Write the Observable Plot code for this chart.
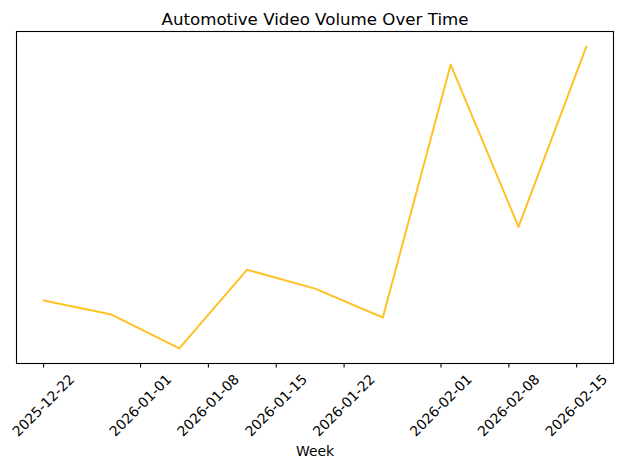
<!DOCTYPE html>
<html>
<head>
<meta charset="utf-8">
<script src="https://cdn.jsdelivr.net/npm/d3@7"></script>
<script src="https://cdn.jsdelivr.net/npm/@observablehq/plot@0.6"></script>
<style>
  html, body { margin: 0; padding: 0; background: #fff; }
  #chart svg { display: block; }
</style>
</head>
<body>
<div id="chart"></div>
<script>
const weeks = ["2025-12-22","2025-12-29","2026-01-05","2026-01-12","2026-01-19","2026-01-26","2026-02-02","2026-02-09","2026-02-16"];
const volumes = [63, 49, 15, 94, 75, 46, 300, 137, 318];
const tickLabels = ["2025-12-22","2026-01-01","2026-01-08","2026-01-15","2026-01-22","2026-02-01","2026-02-08","2026-02-15"];
const titleText = "Automotive Video Volume Over Time";
const xLabel = "Week";

const data = weeks.map((w, i) => ({week: new Date(w + "T00:00:00Z"), value: volumes[i]}));
const ticks = tickLabels.map(t => new Date(t + "T00:00:00Z"));

// matplotlib-style 5% margins
const xMin = d3.min(data, d => +d.week), xMax = d3.max(data, d => +d.week);
const xPad = (xMax - xMin) * 0.05;
const yMin = d3.min(volumes), yMax = d3.max(volumes);
const yPad = (yMax - yMin) * 0.05;

const chart = Plot.plot({
  width: 622,
  height: 469,
  marginLeft: 16,
  marginRight: 9,
  marginTop: 31,
  marginBottom: 106,
  style: {fontFamily: "DejaVu Sans", fontSize: "13.89px", color: "black", background: "white"},
  x: {type: "utc", domain: [new Date(xMin - xPad), new Date(xMax + xPad)]},
  y: {domain: [yMin - yPad, yMax + yPad], axis: null},
  marks: [
    Plot.line(data, {x: "week", y: "value", stroke: "#FFC125", strokeWidth: 2}),
    Plot.frame({stroke: "black", strokeWidth: 1.1}),
    Plot.axisX({ticks: ticks, tickSize: 4.5, strokeWidth: 1.1, tickFormat: () => "", label: null}),
    Plot.text(tickLabels, {
      x: (d, i) => ticks[i], text: d => d, frameAnchor: "bottom",
      rotate: -45, textAnchor: "middle", lineAnchor: "middle", dy: 42, fontSize: 13.89, fill: "black"
    }),
    Plot.text([xLabel], {frameAnchor: "bottom", text: d => d, dy: 88, lineAnchor: "middle", fontSize: 13.89, fill: "black"}),
    Plot.text([titleText], {frameAnchor: "top", text: d => d, dy: -12, lineAnchor: "middle", fontSize: 16.67, fill: "black"})
  ]
});
document.getElementById("chart").appendChild(chart);
</script>
</body>
</html>
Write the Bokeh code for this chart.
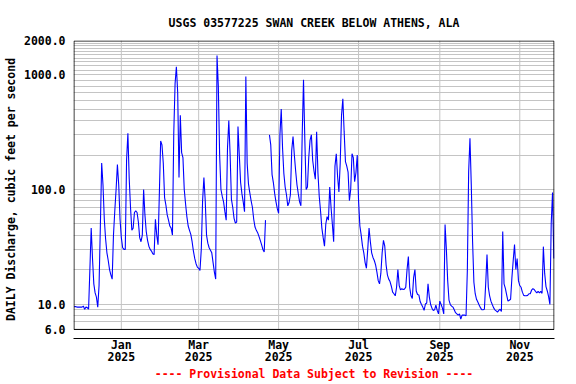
import numpy as np
import pandas as pd
from bokeh.plotting import figure
from bokeh.models import (FixedTicker, BoxAnnotation, Range1d, ColumnDataSource,
                          DatetimeAxis)
from bokeh.embed import file_html
from bokeh.resources import INLINE

# ---------------- data (daily mean discharge, cfs) ----------------
series_start = "2024-11-26"
flow_2024_nov = [9.5, 9.5, 9.4, 9.4, 9.4]
flow_2024_dec = [9.4, 9.4, 9.6, 9.0, 9.4, 9.3, 9.0, 20, 46, 25,
                 15, 12.5, 11.5, 9.4, 14.5, 48, 170, 110, 55, 37,
                 28, 24, 20, 18, 16.5, 40, 65, 100, 165, 110, 55]
flow_2025_jan = [38, 31, 30, 30, 182, 310, 125, 70, 44, 46,
                 63, 65, 63, 52, 38, 35, 40, 100, 60, 43,
                 36, 32, 30, 29, 27.5, 27, 55, 40, 33, 92, 265]
flow_2025_feb = [245, 170, 85, 73, 60, 54, 48, 46, 40, 310,
                 840, 1180, 700, 127, 445, 210, 190, 100, 75, 58,
                 48, 44, 40.5, 35, 29, 25, 22.5, 21]
flow_2025_mar = [20.5, 19.6, 30, 80, 127, 80, 40, 34, 31, 29.5,
                 28, 23, 19, 16.5, 1480, 800, 200, 100, 87, 78,
                 64, 54, 230, 400, 200, 82, 70, 56, 51, 52, 355]
flow_2025_apr = [200, 115, 92, 78, 64, 970, 170, 112, 94, 80,
                 70, 55, 47, 44, 42, 39, 36, 33, 30, 28.5,
                 54, np.nan, np.nan, 300, 245, 135, 115, 92, 78, 68]
flow_2025_may = [62, 300, 505, 230, 138, 105, 90, 72, 77, 90,
                 220, 290, 200, 145, 110, 92, 78, 72, 300, 910,
                 270, 100, 105, 190, 270, 300, 180, 145, 123, 320, 140]
flow_2025_jun = [87, 65, 46, 38, 32, 50, 58, 54, 105, 70,
                 50, 35, 160, 205, 130, 95, 170, 445, 620, 320,
                 175, 160, 142, 80, 100, 205, 190, 117, 140, 200]
flow_2025_jul = [80, 48, 40, 32, 28, 23, 20.5, 30, 46, 35,
                 28, 25.5, 24, 22, 19, 16, 15, 18.5, 28, 36,
                 32, 22, 18, 16.5, 15.7, 14.3, 12.7, 12.3, 11.8, 14, 20]
flow_2025_aug = [14.5, 13.3, 13.6, 13.4, 13.5, 14, 20, 26, 14, 11.8,
                 11.2, 17, 20, 13, 12.1, 12, 10.5, 9.9, 9.4, 8.8,
                 10, 10.2, 15, 11.5, 9.9, 9.2, 8.8, 8.9, 9.8, 8.8, 8.2]
flow_2025_sep = [10.6, 9.9, 9.2, 8.2, 49.5, 30, 16, 10.8, 9.9, 9.6,
                 9.4, 8.9, 8.4, 8.2, 8.0, 8.2, 7.4, 8.0, 8.0, 8.0,
                 7.9, 19.6, 143, 280, 110, 35, 15.5, 12.3, 11, 10.4]
flow_2025_oct = [9.8, 9.3, 8.9, 8.9, 9.0, 15, 27, 14, 11.8, 10.6,
                 9.9, 9.3, 8.9, 8.7, 8.5, 8.8, 9.0, 8.6, 43, 15,
                 13.7, 12, 10.6, 10.8, 11, 17, 24, 33, 20, 25, 16]
flow_2025_nov = [14.5, 14, 12.7, 11.9, 11.8, 11.8, 11.9, 12.3, 12.3, 13.2,
                 13.6, 13.4, 12.9, 12.5, 12.9, 12.5, 12.9, 12.4, 31.7, 18.5,
                 14.2, 13, 11.6, 9.9, 51, 94, 25]

x_tick_dates = ["2025-01-01", "2025-03-01", "2025-05-01",
                "2025-07-01", "2025-09-01", "2025-11-01"]
x_tick_months = ["Jan", "Mar", "May", "Jul", "Sep", "Nov"]
x_tick_years = ["2025", "2025", "2025", "2025", "2025", "2025"]
y_tick_values = [6, 10, 100, 1000, 2000]
y_tick_labels = ["6.0", "10.0", "100.0", "1000.0", "2000.0"]

title_text = "USGS 03577225 SWAN CREEK BELOW ATHENS, ALA"
y_label = "DAILY Discharge, cubic feet per second"
footer_text = "---- Provisional Data Subject to Revision ----"

# ---------------- build ----------------
flow = (flow_2024_nov + flow_2024_dec + flow_2025_jan + flow_2025_feb +
        flow_2025_mar + flow_2025_apr + flow_2025_may + flow_2025_jun +
        flow_2025_jul + flow_2025_aug + flow_2025_sep + flow_2025_oct +
        flow_2025_nov)
dates = pd.date_range(series_start, periods=len(flow), freq="D")
src = ColumnDataSource(dict(date=dates, flow=np.array(flow, dtype=float)))

FONT = "DejaVu Sans Mono"
FSIZE = "11.5px"
GRID = "#c4c4c4"

x_start = pd.Timestamp("2024-11-25 12:00")
x_end = pd.Timestamp("2025-11-27 12:00")
y_bottom_box, y_top = 6, 2000

BL, BR, BT, BB = 72, 22, 40, 46
W, H = 576, 384

p = figure(width=W, height=H, x_axis_type="datetime", y_axis_type="log",
           x_range=Range1d(x_start, x_end), y_range=Range1d(5.0, y_top),
           output_backend="svg", toolbar_location=None,
           min_border_left=BL, min_border_right=BR,
           min_border_top=BT, min_border_bottom=BB)

p.background_fill_color = "white"
p.border_fill_color = "white"
p.outline_line_color = None

# title
p.title.text = title_text
p.title.align = "center"
p.title.text_font = FONT
p.title.text_font_size = FSIZE
p.title.text_font_style = "bold"
p.title.text_color = "black"
p.title.standoff = 21

# horizontal grid (log minor lines)
grid_vals = [m * 10 ** e for e in range(0, 3) for m in range(1, 10)]
grid_vals = [g for g in grid_vals if g >= 6] + [1000 + 100 * k for k in range(0, 11)]
p.ygrid.ticker = FixedTicker(ticks=grid_vals)
p.ygrid.grid_line_color = GRID
p.ygrid.grid_line_width = 1
p.xgrid.visible = False

tick_ts = [pd.Timestamp(d) for d in x_tick_dates]
p.segment(x0=tick_ts, y0=[y_bottom_box] * len(tick_ts), x1=tick_ts,
          y1=[y_top] * len(tick_ts), line_color=GRID, line_width=1)

# data
p.line("date", "flow", source=src, line_color="#0000ff", line_width=1.1)

# frame box (inset half a pixel so the 1px border is not clipped)
half_px_day = pd.Timedelta(hours=9)
p.add_layout(BoxAnnotation(left=x_start + half_px_day, right=x_end - half_px_day,
                           bottom=y_bottom_box, top=y_top * 0.99,
                           fill_color=None, line_color="black",
                           line_alpha=1, line_width=1))

# y axis
p.yaxis.ticker = FixedTicker(ticks=y_tick_values)
p.yaxis.major_label_overrides = {v: s for v, s in zip(y_tick_values, y_tick_labels)}
p.yaxis.axis_line_color = None
p.yaxis.major_tick_line_color = None
p.yaxis.minor_tick_line_color = None
p.yaxis.major_tick_out = 0
p.yaxis.major_tick_in = 0
p.yaxis.minor_tick_out = 0
p.yaxis.major_label_standoff = 8
p.yaxis.major_label_text_font = FONT
p.yaxis.major_label_text_font_size = FSIZE
p.yaxis.major_label_text_font_style = "bold"
p.yaxis.major_label_text_color = "black"
p.yaxis.axis_label = y_label
p.yaxis.axis_label_text_font = FONT
p.yaxis.axis_label_text_font_size = FSIZE
p.yaxis.axis_label_text_font_style = "bold"
p.yaxis.axis_label_text_color = "black"
p.yaxis.axis_label_standoff = 3

# x axis: months (with axis line)
tick_ms = [t.value / 1e6 for t in tick_ts]
xa = p.xaxis[0]
xa.ticker = FixedTicker(ticks=tick_ms)
xa.major_label_overrides = {v: s for v, s in zip(tick_ms, x_tick_months)}
xa.axis_line_color = "black"
xa.axis_line_width = 1
xa.major_tick_line_color = None
xa.minor_tick_line_color = None
xa.major_tick_out = 0
xa.major_tick_in = 0
xa.minor_tick_out = 0
xa.major_label_standoff = -1
xa.major_label_text_font = FONT
xa.major_label_text_font_size = FSIZE
xa.major_label_text_font_style = "bold"
xa.major_label_text_color = "black"

# x axis: years + footer
xb = DatetimeAxis(ticker=FixedTicker(ticks=tick_ms),
                  major_label_overrides={v: s for v, s in zip(tick_ms, x_tick_years)})
xb.axis_line_color = None
xb.major_tick_line_color = None
xb.minor_tick_line_color = None
xb.major_tick_out = 0
xb.major_tick_in = 0
xb.minor_tick_out = 0
xb.major_label_standoff = -3
xb.major_label_text_font = FONT
xb.major_label_text_font_size = FSIZE
xb.major_label_text_font_style = "bold"
xb.major_label_text_color = "black"
xb.axis_label = footer_text
xb.axis_label_text_font = FONT
xb.axis_label_text_font_size = FSIZE
xb.axis_label_text_font_style = "bold"
xb.axis_label_text_color = "#ff0000"
xb.axis_label_standoff = 3
p.add_layout(xb, "below")

open("out.html", "w").write(file_html(p, INLINE))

**EXERCISE OBJECTIVE:**
Go through the listing above line by line and say how many lines hold the word "code". Reply with that number only.

**ANSWER FOR THE TASK:**
2